Yes, they are true brother and sister. When we went to pick up Bessie (age 12 weeks) Pepper was also available....he found a great home a couple of weeks later. Bessie and Pepper had their unexpected reunion at a pet store and now we try to arrange play dates for them.


----------



## trueblue (Jan 22, 2008)

They are very striking...great pics!


----------



## marjrc (Jan 13, 2007)

Oh Rick, how cute!! They are adorable. Already 8 months. wow.


----------



## Judy A (Jan 13, 2007)

Great family photos.....they are all good looking Havs, too!


----------



## havaluv (Oct 15, 2007)

> They were all sitting in this circle chewing on squeek toys....it was pretty funny


What fun! These little guys are so fun to watch. I love the photos!


----------



## Lynn (Jan 2, 2007)

Hi Rick and Paula,

Great pictures! Bessie's sister looks so much bigger, maybe it is just the hair cuts. How fun you guys get to play together. 

Missy and I will be seeing Missy's brother this weekend at the Moses Lake dog show. He is really a handsome guy. I will try to take pictures.


----------



## Julie (Feb 8, 2007)

It is nice to see Bessie,Max and Pepper......Bessie is sure growing up...the time really goes by quickly. Pepper looks really big in the picture of the 3 of them together,but it could just be the clip. Love the coloring........


----------



## BeverlyA (Oct 29, 2006)

They are just adorable! How time flies!
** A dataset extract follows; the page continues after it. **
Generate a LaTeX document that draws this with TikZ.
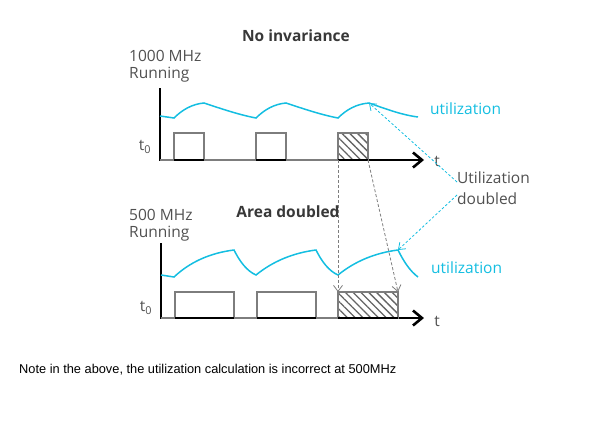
\documentclass[tikz,border=0pt]{standalone}
\usepackage{fontspec}
\setmainfont{Open Sans}
\newfontfamily\notefont{Liberation Sans}
\usetikzlibrary{arrows.meta,patterns.meta,positioning}

\definecolor{utilcyan}{RGB}{20,190,225}
\definecolor{labelgray}{RGB}{80,80,80}
\definecolor{pulsegray}{RGB}{125,125,125}

\begin{document}
\begin{tikzpicture}
[x=1pt,y=-1pt,
 axis/.style={draw=black,line width=1.4pt},
 yaxis/.style={draw=black,line width=2.6pt},
 timearrow/.style={-{Straight Barb[length=9pt,width=15pt,line width=2.6pt]}},
 pulse/.style={draw=pulsegray,line width=1.4pt},
 busy/.style={draw=black,line width=2.6pt},
 hatched/.style={pulse,pattern={Lines[angle=-45,distance=5.5pt,line width=1.3pt]},pattern color=pulsegray!80!black},
 util/.style={draw=utilcyan,line width=1.5pt},
 hint/.style={draw=utilcyan,line width=0.8pt,dash pattern=on 2.5pt off 2pt,-{Straight Barb[length=6pt,width=9pt]}},
 move/.style={draw=pulsegray,line width=0.8pt,dash pattern=on 3pt off 2pt,-{Straight Barb[length=6pt,width=9pt]}},
 lbl/.style={text=labelgray,font=\fontsize{15.5}{17}\selectfont,inner sep=0pt,align=left},
 head/.style={text=labelgray!70!black,font=\fontsize{15.5}{17}\selectfont\bfseries,inner sep=0pt}]

\useasboundingbox (0,0) rectangle (599,437);

% the corners of the hatched pulses
\coordinate (hatchA-sw) at (338,160);
\coordinate (hatchA-se) at (368,160);
\coordinate (hatchB-nw) at (338,292);
\coordinate (hatchB-ne) at (398,292);

% the peaks of the utilization
\coordinate (peakA) at (369,103);
\coordinate (peakB) at (398,250);

% the titles
\node[head] (title) at (296,36) {No invariance};
\node[head] (area) at (288,212) {Area doubled};
\node[lbl,anchor=west] (fhi) at (129,66) {1000 MHz\\Running};
\node[lbl,anchor=west] (flo) at (129,225) {500 MHz\\Running};

% the top panel, 1000 MHz
\draw[yaxis] (160,88) -- (160,161);
\draw[axis,timearrow] (160,160) -- (424,160);
\draw[pulse] (160,160) -- (174,160) -- (174,133) -- (204,133) -- (204,160) -- (256,160)
  -- (256,133) -- (286,133) -- (286,160) -- (338,160);
\draw[hatched] (338,133) rectangle (hatchA-se);
\draw[busy] (174,160) -- (204,160);
\draw[busy] (256,160) -- (286,160);
\draw[busy] (hatchA-sw) -- (hatchA-se);
\draw[util] (160,116) -- (174,118)
  .. controls (182,110) and (192,104) .. (204,103)
  .. controls (222,109) and (240,115) .. (256,118)
  .. controls (264,110) and (274,104) .. (286,103)
  .. controls (304,109) and (322,115) .. (338,118)
  .. controls (346,110) and (356,104) .. (peakA)
  .. controls (386,109) and (402,115) .. (418,117);

% the bottom panel, 500 MHz
\draw[yaxis] (161,243) -- (161,319);
\draw[axis,timearrow] (161,318) -- (424,318);
\draw[pulse] (161,318) -- (175,318) -- (175,292) -- (234,292) -- (234,318) -- (257,318)
  -- (257,292) -- (316,292) -- (316,318) -- (338,318);
\draw[hatched] (hatchB-nw) rectangle (398,318);
\draw[busy] (175,318) -- (234,318);
\draw[busy] (257,318) -- (316,318);
\draw[busy] (338,318) -- (398,318);
\draw[util] (161,275) -- (174,277)
  .. controls (190,262) and (210,253) .. (234,250)
  .. controls (240,262) and (247,271) .. (256,275)
  .. controls (272,262) and (292,253) .. (316,250)
  .. controls (322,262) and (329,271) .. (338,275)
  .. controls (354,262) and (374,253) .. (peakB)
  .. controls (404,262) and (410,271) .. (418,277);

% labelling the axes
\node[lbl] (tA) at (437,161) {t};
\node[lbl] (tB) at (437,321) {t};
\node[lbl] (tzA) at (145,147) {t\textsubscript{0}};
\node[lbl] (tzB) at (146,308) {t\textsubscript{0}};

% labelling the utilization
\node[lbl,text=utilcyan,anchor=west] (utilA) at (430,109) {utilization};
\node[lbl,text=utilcyan,anchor=west] (utilB) at (431,268) {utilization};
\node[lbl,anchor=west,font=\fontsize{15.5}{21}\selectfont] (udbl) at (457,188) {Utilization\\doubled};

% the arrows
\draw[hint] ([yshift=6pt]udbl.west) -- (peakA);
\draw[hint] ([yshift=-7pt]udbl.west) -- (peakB);
\draw[move] (hatchA-sw) -- (hatchB-nw);
\draw[move] (hatchA-se) -- (hatchB-ne);

% the note
\node[anchor=west,inner sep=0pt,font=\notefont\fontsize{12.8}{14}\selectfont] (note) at (19,370)
  {Note in the above, the utilization calculation is incorrect at 500MHz};

\end{tikzpicture}
\end{document}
And what a cute picture of them all happily chewing on their toys. :brushteeth:

Cooper waves hi to his baby brother and sis!

Beverly


----------



## Poornima (Jun 29, 2007)

Oh, they are so adorable. I love the coloring.


----------



## Lina (Apr 26, 2007)

Rick, it looks like they all had a lot of fun. What cute pics!


----------